The exercise » Repeat only the lines below that run from the line with "Reproduce this chart" to the line with "import * as", ends included; skip every picture.

[Records from a data source]
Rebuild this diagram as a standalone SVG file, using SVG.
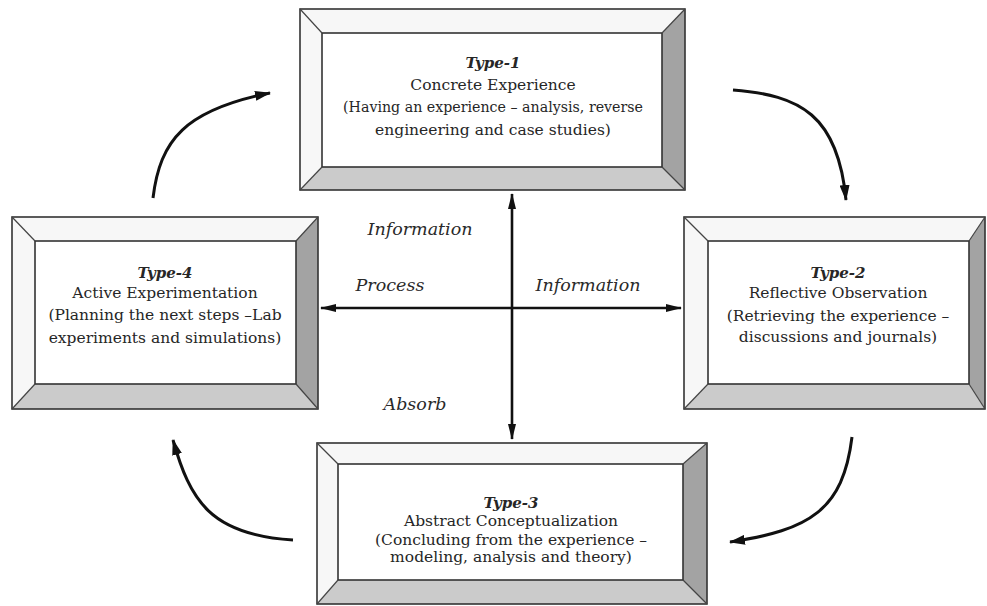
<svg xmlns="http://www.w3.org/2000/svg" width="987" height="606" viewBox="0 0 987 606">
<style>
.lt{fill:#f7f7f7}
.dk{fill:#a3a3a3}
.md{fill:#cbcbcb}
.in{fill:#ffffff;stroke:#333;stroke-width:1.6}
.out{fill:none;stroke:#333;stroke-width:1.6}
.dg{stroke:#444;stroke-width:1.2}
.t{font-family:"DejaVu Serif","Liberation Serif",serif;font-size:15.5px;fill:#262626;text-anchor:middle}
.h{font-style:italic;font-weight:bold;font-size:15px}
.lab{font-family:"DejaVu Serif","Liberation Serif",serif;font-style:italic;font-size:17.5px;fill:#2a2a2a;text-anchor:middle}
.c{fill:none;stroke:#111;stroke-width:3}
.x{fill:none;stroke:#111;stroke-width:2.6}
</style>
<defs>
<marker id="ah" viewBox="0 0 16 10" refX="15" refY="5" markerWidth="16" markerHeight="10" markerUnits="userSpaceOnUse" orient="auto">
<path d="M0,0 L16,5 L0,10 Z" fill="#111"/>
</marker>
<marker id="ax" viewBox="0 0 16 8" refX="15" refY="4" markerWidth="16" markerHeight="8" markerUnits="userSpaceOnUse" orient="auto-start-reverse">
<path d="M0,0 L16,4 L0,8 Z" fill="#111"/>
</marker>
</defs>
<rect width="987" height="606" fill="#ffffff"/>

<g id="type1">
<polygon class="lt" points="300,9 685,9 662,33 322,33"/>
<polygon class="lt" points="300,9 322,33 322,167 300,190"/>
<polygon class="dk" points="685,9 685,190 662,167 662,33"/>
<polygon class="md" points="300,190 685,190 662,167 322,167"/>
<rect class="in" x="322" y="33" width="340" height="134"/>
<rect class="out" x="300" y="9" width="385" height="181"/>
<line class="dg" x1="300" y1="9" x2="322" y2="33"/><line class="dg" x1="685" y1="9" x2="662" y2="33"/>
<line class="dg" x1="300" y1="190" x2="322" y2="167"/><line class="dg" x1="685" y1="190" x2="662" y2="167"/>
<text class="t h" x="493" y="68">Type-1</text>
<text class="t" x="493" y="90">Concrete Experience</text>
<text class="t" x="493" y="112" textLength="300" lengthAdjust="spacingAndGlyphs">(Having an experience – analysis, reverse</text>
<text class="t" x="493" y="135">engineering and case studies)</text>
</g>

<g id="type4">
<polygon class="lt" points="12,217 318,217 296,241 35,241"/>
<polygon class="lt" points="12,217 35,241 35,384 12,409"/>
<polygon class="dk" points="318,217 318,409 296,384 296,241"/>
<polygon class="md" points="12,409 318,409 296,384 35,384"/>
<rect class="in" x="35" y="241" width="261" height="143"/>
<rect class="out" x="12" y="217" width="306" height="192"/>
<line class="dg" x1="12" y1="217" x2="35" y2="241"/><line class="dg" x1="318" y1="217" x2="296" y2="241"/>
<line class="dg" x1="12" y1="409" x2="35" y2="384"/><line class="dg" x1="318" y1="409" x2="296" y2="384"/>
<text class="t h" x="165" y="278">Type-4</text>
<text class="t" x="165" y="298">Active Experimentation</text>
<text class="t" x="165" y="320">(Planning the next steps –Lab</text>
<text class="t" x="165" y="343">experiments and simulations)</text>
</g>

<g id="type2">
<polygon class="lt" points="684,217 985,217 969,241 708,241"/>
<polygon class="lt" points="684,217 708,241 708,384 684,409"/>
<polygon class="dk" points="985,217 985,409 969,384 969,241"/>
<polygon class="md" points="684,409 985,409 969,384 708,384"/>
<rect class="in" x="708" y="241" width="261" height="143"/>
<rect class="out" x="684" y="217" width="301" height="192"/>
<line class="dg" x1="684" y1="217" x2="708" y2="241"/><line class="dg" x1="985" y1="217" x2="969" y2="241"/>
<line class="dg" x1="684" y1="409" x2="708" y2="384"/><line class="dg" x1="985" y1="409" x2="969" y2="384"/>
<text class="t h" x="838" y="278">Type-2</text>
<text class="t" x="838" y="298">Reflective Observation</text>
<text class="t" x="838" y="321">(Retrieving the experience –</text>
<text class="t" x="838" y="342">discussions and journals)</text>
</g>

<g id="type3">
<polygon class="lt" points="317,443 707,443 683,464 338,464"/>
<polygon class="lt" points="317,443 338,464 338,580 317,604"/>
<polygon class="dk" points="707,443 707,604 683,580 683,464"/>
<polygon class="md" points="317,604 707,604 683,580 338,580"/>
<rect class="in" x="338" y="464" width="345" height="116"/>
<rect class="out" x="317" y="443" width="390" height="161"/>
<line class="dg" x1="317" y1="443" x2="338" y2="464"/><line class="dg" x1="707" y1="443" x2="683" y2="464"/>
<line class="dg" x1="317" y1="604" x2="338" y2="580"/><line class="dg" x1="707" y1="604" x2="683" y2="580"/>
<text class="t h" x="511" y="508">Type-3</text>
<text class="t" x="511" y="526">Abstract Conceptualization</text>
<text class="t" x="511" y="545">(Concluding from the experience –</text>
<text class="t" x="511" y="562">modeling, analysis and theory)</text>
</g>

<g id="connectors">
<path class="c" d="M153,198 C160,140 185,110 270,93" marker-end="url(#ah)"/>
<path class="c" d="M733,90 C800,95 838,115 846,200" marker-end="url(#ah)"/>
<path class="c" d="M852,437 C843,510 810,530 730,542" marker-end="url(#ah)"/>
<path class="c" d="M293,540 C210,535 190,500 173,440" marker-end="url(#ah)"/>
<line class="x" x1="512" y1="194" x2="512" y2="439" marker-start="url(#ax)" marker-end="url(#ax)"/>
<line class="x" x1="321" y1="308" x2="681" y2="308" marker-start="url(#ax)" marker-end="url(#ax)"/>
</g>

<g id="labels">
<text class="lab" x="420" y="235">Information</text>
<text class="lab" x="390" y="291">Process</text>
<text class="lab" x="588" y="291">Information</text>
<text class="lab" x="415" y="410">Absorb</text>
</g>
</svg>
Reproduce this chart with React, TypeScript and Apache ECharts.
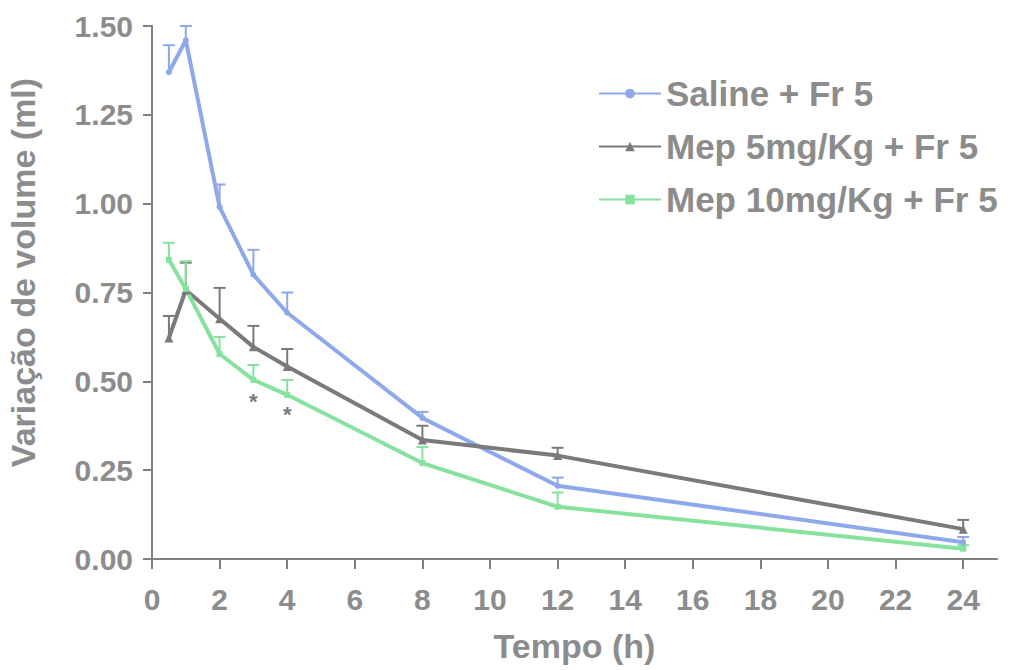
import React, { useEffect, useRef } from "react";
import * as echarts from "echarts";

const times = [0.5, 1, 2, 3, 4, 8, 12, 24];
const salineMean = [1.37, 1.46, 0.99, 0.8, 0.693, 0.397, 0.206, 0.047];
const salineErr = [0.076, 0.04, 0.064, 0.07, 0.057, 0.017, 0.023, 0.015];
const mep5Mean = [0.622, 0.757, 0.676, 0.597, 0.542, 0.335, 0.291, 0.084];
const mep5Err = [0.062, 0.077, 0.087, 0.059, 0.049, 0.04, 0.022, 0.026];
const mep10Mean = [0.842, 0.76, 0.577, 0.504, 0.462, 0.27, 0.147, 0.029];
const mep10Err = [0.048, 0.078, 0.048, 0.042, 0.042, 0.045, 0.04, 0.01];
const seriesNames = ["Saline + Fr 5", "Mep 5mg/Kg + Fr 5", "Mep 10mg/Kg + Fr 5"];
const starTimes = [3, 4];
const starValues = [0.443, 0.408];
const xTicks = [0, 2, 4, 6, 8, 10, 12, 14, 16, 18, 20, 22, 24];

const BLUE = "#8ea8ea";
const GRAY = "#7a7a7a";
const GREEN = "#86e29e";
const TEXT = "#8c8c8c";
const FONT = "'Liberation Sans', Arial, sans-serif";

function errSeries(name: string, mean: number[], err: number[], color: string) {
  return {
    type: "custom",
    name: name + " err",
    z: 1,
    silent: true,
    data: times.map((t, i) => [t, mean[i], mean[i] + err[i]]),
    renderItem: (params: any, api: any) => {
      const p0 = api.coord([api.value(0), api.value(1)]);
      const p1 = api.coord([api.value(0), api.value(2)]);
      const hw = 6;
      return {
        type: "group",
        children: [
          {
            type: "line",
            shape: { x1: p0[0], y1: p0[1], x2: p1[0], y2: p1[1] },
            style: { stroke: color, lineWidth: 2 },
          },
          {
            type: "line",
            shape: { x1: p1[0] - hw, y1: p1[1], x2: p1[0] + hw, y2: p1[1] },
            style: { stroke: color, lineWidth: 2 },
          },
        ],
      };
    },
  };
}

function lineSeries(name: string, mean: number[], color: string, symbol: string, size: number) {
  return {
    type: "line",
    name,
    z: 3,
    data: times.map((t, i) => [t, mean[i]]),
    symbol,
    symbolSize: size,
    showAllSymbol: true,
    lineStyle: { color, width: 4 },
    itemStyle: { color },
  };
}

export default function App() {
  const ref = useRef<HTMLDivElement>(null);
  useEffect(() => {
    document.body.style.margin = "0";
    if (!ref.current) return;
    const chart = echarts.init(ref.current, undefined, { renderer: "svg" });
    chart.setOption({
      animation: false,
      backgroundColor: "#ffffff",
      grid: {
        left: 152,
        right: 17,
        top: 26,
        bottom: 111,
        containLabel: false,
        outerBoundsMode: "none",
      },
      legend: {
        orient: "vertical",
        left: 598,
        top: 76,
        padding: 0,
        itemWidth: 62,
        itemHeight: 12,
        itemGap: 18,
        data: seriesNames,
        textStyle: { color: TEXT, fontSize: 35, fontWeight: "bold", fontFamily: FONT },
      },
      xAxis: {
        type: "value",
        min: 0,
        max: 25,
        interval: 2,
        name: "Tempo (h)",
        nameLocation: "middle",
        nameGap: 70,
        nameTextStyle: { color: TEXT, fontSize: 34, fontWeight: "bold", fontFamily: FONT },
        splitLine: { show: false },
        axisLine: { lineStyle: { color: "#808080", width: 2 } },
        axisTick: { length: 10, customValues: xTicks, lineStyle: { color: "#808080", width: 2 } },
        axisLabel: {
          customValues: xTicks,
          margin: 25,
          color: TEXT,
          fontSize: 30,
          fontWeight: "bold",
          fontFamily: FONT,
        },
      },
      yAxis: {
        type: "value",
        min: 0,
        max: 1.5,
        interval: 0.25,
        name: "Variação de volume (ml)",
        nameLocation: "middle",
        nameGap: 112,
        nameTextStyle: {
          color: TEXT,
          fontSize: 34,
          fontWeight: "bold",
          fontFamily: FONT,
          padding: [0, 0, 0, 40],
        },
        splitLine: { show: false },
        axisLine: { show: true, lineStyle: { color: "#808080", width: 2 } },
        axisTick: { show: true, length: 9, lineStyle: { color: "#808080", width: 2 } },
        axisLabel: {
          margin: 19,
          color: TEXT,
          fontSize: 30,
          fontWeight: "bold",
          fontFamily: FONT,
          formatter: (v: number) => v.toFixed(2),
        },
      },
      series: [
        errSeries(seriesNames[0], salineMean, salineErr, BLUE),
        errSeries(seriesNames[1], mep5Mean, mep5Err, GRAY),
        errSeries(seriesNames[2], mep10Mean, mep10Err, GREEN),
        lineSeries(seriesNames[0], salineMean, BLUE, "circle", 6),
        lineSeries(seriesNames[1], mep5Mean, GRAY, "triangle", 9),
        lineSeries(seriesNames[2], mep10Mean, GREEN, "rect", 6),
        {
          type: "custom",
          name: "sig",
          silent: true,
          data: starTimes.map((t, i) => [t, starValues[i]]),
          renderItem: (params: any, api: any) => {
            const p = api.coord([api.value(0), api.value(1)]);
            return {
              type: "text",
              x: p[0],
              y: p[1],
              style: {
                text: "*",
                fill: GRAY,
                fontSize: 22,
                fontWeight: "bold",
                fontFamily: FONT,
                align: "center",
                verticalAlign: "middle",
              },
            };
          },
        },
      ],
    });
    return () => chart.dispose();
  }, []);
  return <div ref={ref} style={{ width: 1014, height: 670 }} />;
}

The answer »
Reproduce this chart with React, TypeScript and Apache ECharts.
import React, { useEffect, useRef } from "react";
import * as echarts from "echarts";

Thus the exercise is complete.